Predictability Drives Recovery
Part of what has driven the quick economic and market rebound is policy stability in most countries. Gabriel Torres, vice president with the sovereign group at Moody’s Investors Service, says: “What we are seeing in Latin America is that basic policy is becoming more predictable. It used to be that Chile was the best example of this predictability, but now it applies to many other countries. At this point it changes what people are looking for and what they expect. They expect that predictability in policy. Argentina is the odd man out in its neighborhood.”
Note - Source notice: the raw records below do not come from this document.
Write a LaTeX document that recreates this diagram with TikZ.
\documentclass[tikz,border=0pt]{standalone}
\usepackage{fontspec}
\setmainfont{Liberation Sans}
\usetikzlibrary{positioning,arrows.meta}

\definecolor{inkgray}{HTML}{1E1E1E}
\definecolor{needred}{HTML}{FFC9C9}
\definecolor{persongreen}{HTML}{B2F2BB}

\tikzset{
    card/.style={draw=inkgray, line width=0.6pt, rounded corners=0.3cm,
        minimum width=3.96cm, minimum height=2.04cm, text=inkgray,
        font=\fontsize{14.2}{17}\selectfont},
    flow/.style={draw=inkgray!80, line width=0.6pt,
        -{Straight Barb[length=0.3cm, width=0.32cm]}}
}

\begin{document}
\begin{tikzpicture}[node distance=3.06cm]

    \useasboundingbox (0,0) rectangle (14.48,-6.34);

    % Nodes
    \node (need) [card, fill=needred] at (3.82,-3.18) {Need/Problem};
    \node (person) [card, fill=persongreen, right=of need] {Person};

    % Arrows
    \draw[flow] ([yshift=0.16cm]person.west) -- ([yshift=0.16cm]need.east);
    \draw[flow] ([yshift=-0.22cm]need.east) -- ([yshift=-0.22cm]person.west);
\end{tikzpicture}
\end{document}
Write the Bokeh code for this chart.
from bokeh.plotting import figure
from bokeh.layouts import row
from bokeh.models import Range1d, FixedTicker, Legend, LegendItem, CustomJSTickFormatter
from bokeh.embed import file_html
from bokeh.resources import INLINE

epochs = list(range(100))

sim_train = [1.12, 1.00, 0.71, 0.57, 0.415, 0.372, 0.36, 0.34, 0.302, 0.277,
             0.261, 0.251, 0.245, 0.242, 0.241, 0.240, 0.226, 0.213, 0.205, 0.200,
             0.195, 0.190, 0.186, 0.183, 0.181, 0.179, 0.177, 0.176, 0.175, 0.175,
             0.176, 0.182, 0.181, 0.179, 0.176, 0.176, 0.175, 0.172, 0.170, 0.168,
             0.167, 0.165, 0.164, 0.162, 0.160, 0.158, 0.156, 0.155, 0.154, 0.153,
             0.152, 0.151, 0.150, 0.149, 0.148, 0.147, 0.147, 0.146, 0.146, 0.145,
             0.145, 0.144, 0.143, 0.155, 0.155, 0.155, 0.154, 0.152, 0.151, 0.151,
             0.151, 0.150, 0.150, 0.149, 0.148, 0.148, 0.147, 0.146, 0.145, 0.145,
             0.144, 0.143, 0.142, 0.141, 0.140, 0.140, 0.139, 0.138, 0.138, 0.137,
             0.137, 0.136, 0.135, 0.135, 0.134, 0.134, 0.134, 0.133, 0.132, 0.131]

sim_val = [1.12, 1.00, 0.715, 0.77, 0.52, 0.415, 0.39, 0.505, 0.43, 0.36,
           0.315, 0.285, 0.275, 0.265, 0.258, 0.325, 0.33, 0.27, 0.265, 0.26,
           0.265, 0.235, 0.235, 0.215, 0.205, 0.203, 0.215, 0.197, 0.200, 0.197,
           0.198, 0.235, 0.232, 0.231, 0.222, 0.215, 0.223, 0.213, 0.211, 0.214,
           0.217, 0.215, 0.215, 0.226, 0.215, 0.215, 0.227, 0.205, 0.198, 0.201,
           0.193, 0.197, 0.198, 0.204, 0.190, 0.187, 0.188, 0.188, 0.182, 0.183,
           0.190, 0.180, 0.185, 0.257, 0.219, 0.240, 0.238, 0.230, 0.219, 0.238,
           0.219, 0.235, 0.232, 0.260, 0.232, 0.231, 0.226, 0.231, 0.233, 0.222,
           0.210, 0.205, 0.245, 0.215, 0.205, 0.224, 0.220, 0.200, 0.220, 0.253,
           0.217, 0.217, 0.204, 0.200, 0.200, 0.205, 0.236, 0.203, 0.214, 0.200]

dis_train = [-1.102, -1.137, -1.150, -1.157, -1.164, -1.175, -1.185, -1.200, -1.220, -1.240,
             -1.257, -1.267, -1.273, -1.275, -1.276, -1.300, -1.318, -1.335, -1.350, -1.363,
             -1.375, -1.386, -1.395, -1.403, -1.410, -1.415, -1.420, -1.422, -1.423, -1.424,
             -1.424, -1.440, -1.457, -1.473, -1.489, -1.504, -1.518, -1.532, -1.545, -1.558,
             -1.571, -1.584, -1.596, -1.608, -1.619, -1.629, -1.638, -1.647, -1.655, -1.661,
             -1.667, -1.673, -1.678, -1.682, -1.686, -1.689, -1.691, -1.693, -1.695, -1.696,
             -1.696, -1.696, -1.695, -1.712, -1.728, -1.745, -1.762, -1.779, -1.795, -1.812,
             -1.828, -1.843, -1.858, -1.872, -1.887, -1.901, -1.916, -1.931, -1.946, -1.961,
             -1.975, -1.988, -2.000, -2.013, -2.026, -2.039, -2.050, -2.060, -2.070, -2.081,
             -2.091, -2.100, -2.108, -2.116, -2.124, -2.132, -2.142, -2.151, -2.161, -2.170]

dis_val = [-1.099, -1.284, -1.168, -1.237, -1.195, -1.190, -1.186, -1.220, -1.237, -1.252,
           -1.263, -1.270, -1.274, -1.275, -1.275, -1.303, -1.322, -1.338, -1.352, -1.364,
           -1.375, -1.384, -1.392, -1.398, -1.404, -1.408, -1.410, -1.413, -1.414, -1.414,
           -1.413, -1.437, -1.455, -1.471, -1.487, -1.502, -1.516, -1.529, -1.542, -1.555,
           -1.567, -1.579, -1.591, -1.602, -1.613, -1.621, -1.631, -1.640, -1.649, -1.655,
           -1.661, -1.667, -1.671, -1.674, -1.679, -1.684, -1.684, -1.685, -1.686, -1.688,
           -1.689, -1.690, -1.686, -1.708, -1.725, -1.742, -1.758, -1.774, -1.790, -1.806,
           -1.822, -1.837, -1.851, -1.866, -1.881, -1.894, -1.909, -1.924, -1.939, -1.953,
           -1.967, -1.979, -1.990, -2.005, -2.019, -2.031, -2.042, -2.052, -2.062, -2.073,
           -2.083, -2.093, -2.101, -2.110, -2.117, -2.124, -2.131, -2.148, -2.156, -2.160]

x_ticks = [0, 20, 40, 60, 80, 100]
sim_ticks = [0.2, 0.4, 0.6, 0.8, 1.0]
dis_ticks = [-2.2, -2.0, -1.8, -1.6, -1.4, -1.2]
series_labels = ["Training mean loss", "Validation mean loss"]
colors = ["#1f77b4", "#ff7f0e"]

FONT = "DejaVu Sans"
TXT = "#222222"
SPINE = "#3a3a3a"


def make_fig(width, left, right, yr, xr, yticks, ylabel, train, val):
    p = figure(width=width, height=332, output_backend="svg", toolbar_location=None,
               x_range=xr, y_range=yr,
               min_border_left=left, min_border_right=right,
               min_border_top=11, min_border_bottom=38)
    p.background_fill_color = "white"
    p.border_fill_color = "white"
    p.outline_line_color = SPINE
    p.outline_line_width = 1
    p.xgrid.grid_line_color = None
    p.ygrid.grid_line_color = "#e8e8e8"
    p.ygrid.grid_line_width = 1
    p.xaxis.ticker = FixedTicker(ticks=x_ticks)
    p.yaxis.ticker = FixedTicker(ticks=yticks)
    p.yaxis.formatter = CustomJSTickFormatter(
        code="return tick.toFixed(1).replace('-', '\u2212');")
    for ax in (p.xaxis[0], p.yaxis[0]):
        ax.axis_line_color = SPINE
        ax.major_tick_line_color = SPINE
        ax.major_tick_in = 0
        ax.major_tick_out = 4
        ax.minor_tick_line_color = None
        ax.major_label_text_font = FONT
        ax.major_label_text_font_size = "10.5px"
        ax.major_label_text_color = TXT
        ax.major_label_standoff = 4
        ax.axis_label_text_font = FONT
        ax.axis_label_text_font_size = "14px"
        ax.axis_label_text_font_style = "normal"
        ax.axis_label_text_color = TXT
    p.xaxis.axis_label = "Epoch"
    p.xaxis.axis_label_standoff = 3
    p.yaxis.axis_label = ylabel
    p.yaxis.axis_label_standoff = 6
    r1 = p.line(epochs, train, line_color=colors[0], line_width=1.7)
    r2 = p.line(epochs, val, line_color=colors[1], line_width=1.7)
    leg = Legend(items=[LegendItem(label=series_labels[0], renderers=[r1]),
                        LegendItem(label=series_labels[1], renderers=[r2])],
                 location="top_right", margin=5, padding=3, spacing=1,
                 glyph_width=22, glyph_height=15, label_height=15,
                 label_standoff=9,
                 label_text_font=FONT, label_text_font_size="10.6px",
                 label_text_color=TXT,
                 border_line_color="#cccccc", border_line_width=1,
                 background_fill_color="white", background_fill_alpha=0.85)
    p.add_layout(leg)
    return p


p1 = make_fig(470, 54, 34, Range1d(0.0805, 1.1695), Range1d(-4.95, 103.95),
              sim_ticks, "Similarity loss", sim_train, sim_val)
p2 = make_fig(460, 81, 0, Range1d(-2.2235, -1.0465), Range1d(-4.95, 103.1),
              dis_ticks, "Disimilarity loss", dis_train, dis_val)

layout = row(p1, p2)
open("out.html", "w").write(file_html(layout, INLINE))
In a year of many elections, as 2010 is set to be, that expected stability is a good thing. The coming year will see the inauguration of Chile’s president, Sebastián Piñera, who was elected late last year; the Brazilian general and presidential elections in October; and elections also in Colombia, Costa Rica (see Newsmaker, page 4) and Peru. These come on the back of a host of elections in 2009 as well, including in Honduras, Uruguay, Argentina and Chile. Latin America continues to be a region of political duality, although now it is not so much left versus right but, rather, countries with stronger institutions versus those that still depend on the will of one person. The latter countries are now very much the minority.

“Latin Americans will not go back to closing themselves behind big walls,” says Marcelo Giugale, the World Bank’s regional director for poverty reduction and economic management. “They want modernity. They don’t want to go back to how things were 50 years ago, and that is a feeling that is translating into very specific policy implications.”

The economy and the markets must also be disciplined to manage this, Giugale notes. “Latin Americans have now embraced the idea of stability—of prices, of jobs and of the value of their assets,” he says. “A politician therefore must propose and implement policies that imply stability in order to get and maintain popularity.”